We see all this tribulation as a sign that Jesus is coming again, soon and very soon.

These “bad” things are tough to see and hear about, but they are part of what these last days are about while we are waiting for our Lord to come again.

To a person who does not know the prophecies of Jesus’ first coming, his first coming would seem absurd. How does a virgin become pregnant?

If you don’t mind that I come on a little strong here. It’s not Christmas, quite yet. I know we are seeing a lot of Christmas stuff around us.

We need to be sure that we are still in a time when we are seeing that Christmas is coming.

If that person sitting next to me at Starbucks does not know about Advent, that person might think of my perspective on the “bad” things as absurd.

That person might be looking for me to tell how we are to fight the “bad,” so we can stop it from happening.

Don’t me get me wrong. We are to engage in the world, and, in a way, we are to try to make the world a better place.

But, we know that Jesus is the last prophet. He said that we will be seeing a lot of trouble in these days.

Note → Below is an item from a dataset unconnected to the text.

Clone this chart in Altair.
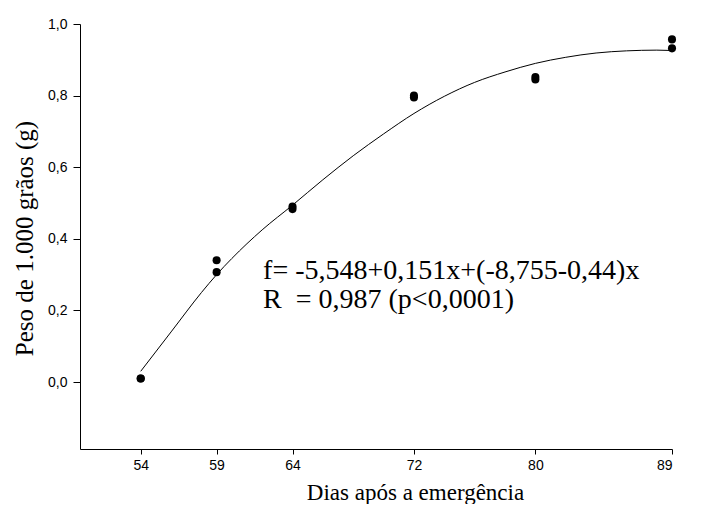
import altair as alt
import pandas as pd

# Observed data (days after emergence, weight of 1000 grains)
obs_days = [54, 54, 59, 59, 64, 64, 72, 72, 80, 80, 89, 89]
obs_weight = [0.010, 0.010, 0.340, 0.307, 0.490, 0.483, 0.800, 0.795, 0.852, 0.845, 0.957, 0.932]

# Fitted curve
fit_days = [54, 56, 58, 59, 60, 62, 64, 66, 68, 70, 72, 74, 76, 78, 80, 82, 84, 86, 88, 89]
fit_weight = [0.030, 0.140, 0.250, 0.300, 0.345, 0.425, 0.494, 0.565, 0.632, 0.693,
              0.750, 0.798, 0.837, 0.866, 0.890, 0.907, 0.919, 0.925, 0.927, 0.926]

x_ticks = [54, 59, 64, 72, 80, 89]
y_ticks = [0.0, 0.2, 0.4, 0.6, 0.8, 1.0]

eq_text = "f= -5,548+0,151x+(-8,755-0,44)x\nR\u00a0\u00a0= 0,987 (p<0,0001)"
eq_x = [62.06]
eq_y = [0.288]

obs = pd.DataFrame({"dias": obs_days, "peso": obs_weight})
fit = pd.DataFrame({"dias": fit_days, "peso": fit_weight})
ann = pd.DataFrame({"dias": eq_x, "peso": eq_y, "txt": [eq_text]})

xscale = alt.Scale(domain=[50, 89], nice=False, zero=False)
yscale = alt.Scale(domain=[-0.187, 1.0], nice=False, zero=False)

xaxis = alt.Axis(
    values=x_ticks, title="Dias após a emergência", grid=False,
    domainColor="black", tickColor="black", tickSize=5, labelPadding=4,
    labelFont="Liberation Sans", labelFontSize=14, labelColor="black",
    titleFont="Liberation Serif", titleFontSize=23, titleFontWeight="normal",
    titleColor="black", titleX=335, titleY=50, titleAlign="center",
    titleBaseline="alphabetic",
)
yaxis = alt.Axis(
    values=y_ticks, title="Peso de 1.000 grãos (g)", grid=False,
    labelExpr="replace(format(datum.value, '.1f'), '.', ',')",
    domainColor="black", tickColor="black", tickSize=7, labelPadding=6,
    labelFont="Liberation Sans", labelFontSize=14, labelColor="black",
    titleFont="Liberation Serif", titleFontSize=25, titleFontWeight="normal",
    titleColor="black", titleAngle=270, titleX=-48, titleY=214,
    titleAlign="center", titleBaseline="alphabetic",
)

base_x = alt.X("dias:Q", scale=xscale, axis=xaxis)
base_y = alt.Y("peso:Q", scale=yscale, axis=yaxis)

line = alt.Chart(fit).mark_line(color="black", strokeWidth=1, interpolate="monotone").encode(
    x=base_x, y=base_y
)
points = alt.Chart(obs).mark_circle(color="black", size=65, opacity=1).encode(
    x=alt.X("dias:Q", scale=xscale), y=alt.Y("peso:Q", scale=yscale)
)
text = alt.Chart(ann).mark_text(
    font="Liberation Serif", fontSize=28, align="left", baseline="alphabetic",
    color="black", lineBreak="\n", lineHeight=29
).encode(
    x=alt.X("dias:Q", scale=xscale), y=alt.Y("peso:Q", scale=yscale), text="txt:N"
)

chart = alt.layer(line, points, text).properties(
    width=592, height=425,
    autosize=alt.AutoSizeParams(type="none"),
    padding={"left": 72, "top": 16, "right": 22, "bottom": 55},
    background="white",
).configure_view(stroke=None)

chart.save("out.html", embed_options={"renderer": "svg", "actions": False})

As Advent people, we see this time of “woes” as a sign that Jesus is coming again.

We can’t stop these things from happening.

What we can do is see the purpose of these times.

We see that the world is a mess. Why? It’s a mess because of sin.

The formula of our reaction to the world is simple but urgent and most essential. We are to repent, and then we are to produce fruit in keeping with repentance.

That was John’s message to prepare for Jesus’ first coming, and it’s Jesus message to us to prepare for his second coming.

We can do only what we do can do.

In what we are doing, we are trusting that God is doing what He has to do to fulfill His plan to end this present heaven and earth to bring about a new heaven and earth.

What is most urgent and essential? We confess our sins.

Then, we wait for God to do what He does. And we don’t have to wait too long. God forgives our sins.

The next step is a little tricky. We follow our confession and absolution with good works.

We do good works not to necessarily make the world a better place. I’m afraid that if we think that it’s our purpose to make the world a better place, we are only going to be frustrating ourselves.

The tribulation that we are seeing in the world is to prompt people to turn to God for all things.

A lot of people need to turn to God, so these times are not going away. They may even get worse.

Our purpose is to keep preparing ourselves for Jesus’ second coming.

Keep coming here to partcipate in Word and Sacrament ministry as you have done today, and we need to be telling people what we have by faith in God’s grace in Christ.

Again, I don’t mean to come on too strong here, but Jesus’ coming is likely to happen soon. This talk about faith is all urgent and essential.

If I would tell that guy at Starbucks that I have so much joy in these times, he might think I’m not right in my head. He would think to have joy in this world as it is now is rather absurd.

But, even if he finds it absurd, I should tell him about this joy so he might have it, too.

We see the joy today that Elizabeth and Mary did as expected moms of the last prophet, John, and the Messiah, Jesus.

Mary breaks out in a song of praise that has such joy that we call it the Magnificat. Believers have been singing Mary’s song for centuries to express their joy of a coming Messiah.

We do remember that Elizabeth and Mary lived in a turbulent time, too.

But, they still had joy because of the coming of their Lord.

With no doubt, we live in turbulent times, but we have joy because of Jesus’ first coming, and we have joy because we know Jesus is coming soon.

Jesus’ first coming was likely because it was so expected, and it did happen, so there was joy.

Jesus’ second coming is likely to come soon because it’s so expected.

In that news, we have joy, and rejoice in song.

“Oh come Emmanuel, rejoice!”

All the signs are showing Jesus’ coming is so likely to be here soon, so we wait, we ourselves repent, we proclaim the message of how salvation is here in Christ, we do good works, we rejoice.

Why do we do these things?

Because our Lord’s coming again is so expected. So soon and very soon!